Last Updated: Thu 9 May 2024 08:36

From the perspective of Scrum, the idea of Ready, as applied to a Backlog Item, represents everyone’s (Developers, Product Owner, & Stakeholders) understanding of what is needed to implement that Backlog Item. Since this is subjective and not objective, having a definition of what constitutes ready is not possible.

The danger of having a defined definition of Ready (DoR) is:

  • False sense of Ready - First that it creates a false sense of Ready that encompasses the objective points that we can focus on, but misses the subjective. This can lead to false gating, where participants hold each other accountable for failing to achieve something that was not defined in the first place.
  • Neglecting Refinement - If things are “ready” then why would we have to understand it better!
  • False Equivalence with DoD - Using the DoR terminology generally leads participants to feel that the DoD and the DoR have an equivalence. This is dangerous as the DoD is an absolute boolean proposition, while the subjective nature of the DoR may lead it to be only partially implemented.
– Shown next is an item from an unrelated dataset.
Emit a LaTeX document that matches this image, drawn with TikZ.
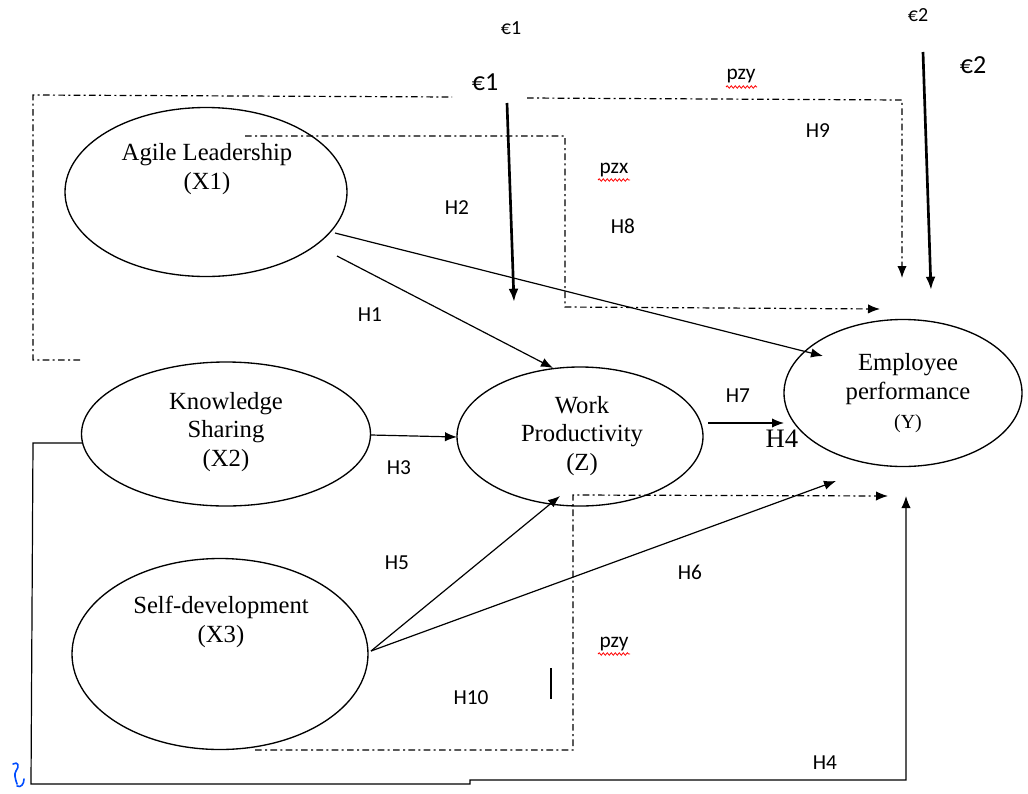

If it’s OK to only partially achieve the DoR, the logical fallacy is that the DoD can also be partially implemented.

A solution that may enable the effective use of this practice may be to a different formula of naming to create disambiguation between the DoR and the DoD.

Backlog Candidacy Test

Every candidate Backlog Item should have:

  • has a clear outcome or objective.
  • contains a clear hypothesis.
  • defignes clear telemetry to be collected.

Once candidacy is achieved then the Team & Stakehodlers can determin Ready with conversation.

Rule of Thumb

As a general rule Developers should not take Backlog Item into a Sprint that they do not fully understand and agree, as a team, that there is a reasonable likelihood of being successful.
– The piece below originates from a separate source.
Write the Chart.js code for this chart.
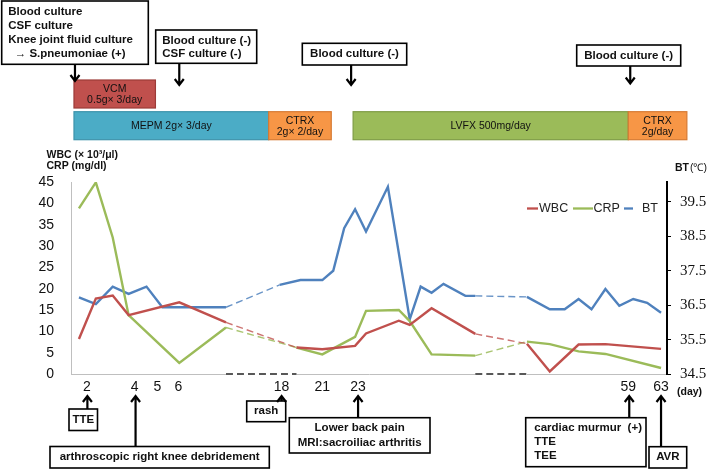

  • I (Independent). The PBI should be self-contained and it should be possible to bring it into progress without a dependency upon another PBI or an external resource.
  • N (Negotiable). A good PBI should leave room for discussion regarding its optimal implementation.
  • V (Valuable). The value a PBI delivers to stakeholders should be clear.
  • E (Estimable). A PBI must have a size relative to other PBIs.
  • S (Small). PBIs should be small enough to estimate with reasonable accuracy and to plan into a time-box such as a Sprint.
  • T (Testable). Each PBI should have clear acceptance criteria which allow its satisfaction to be tested.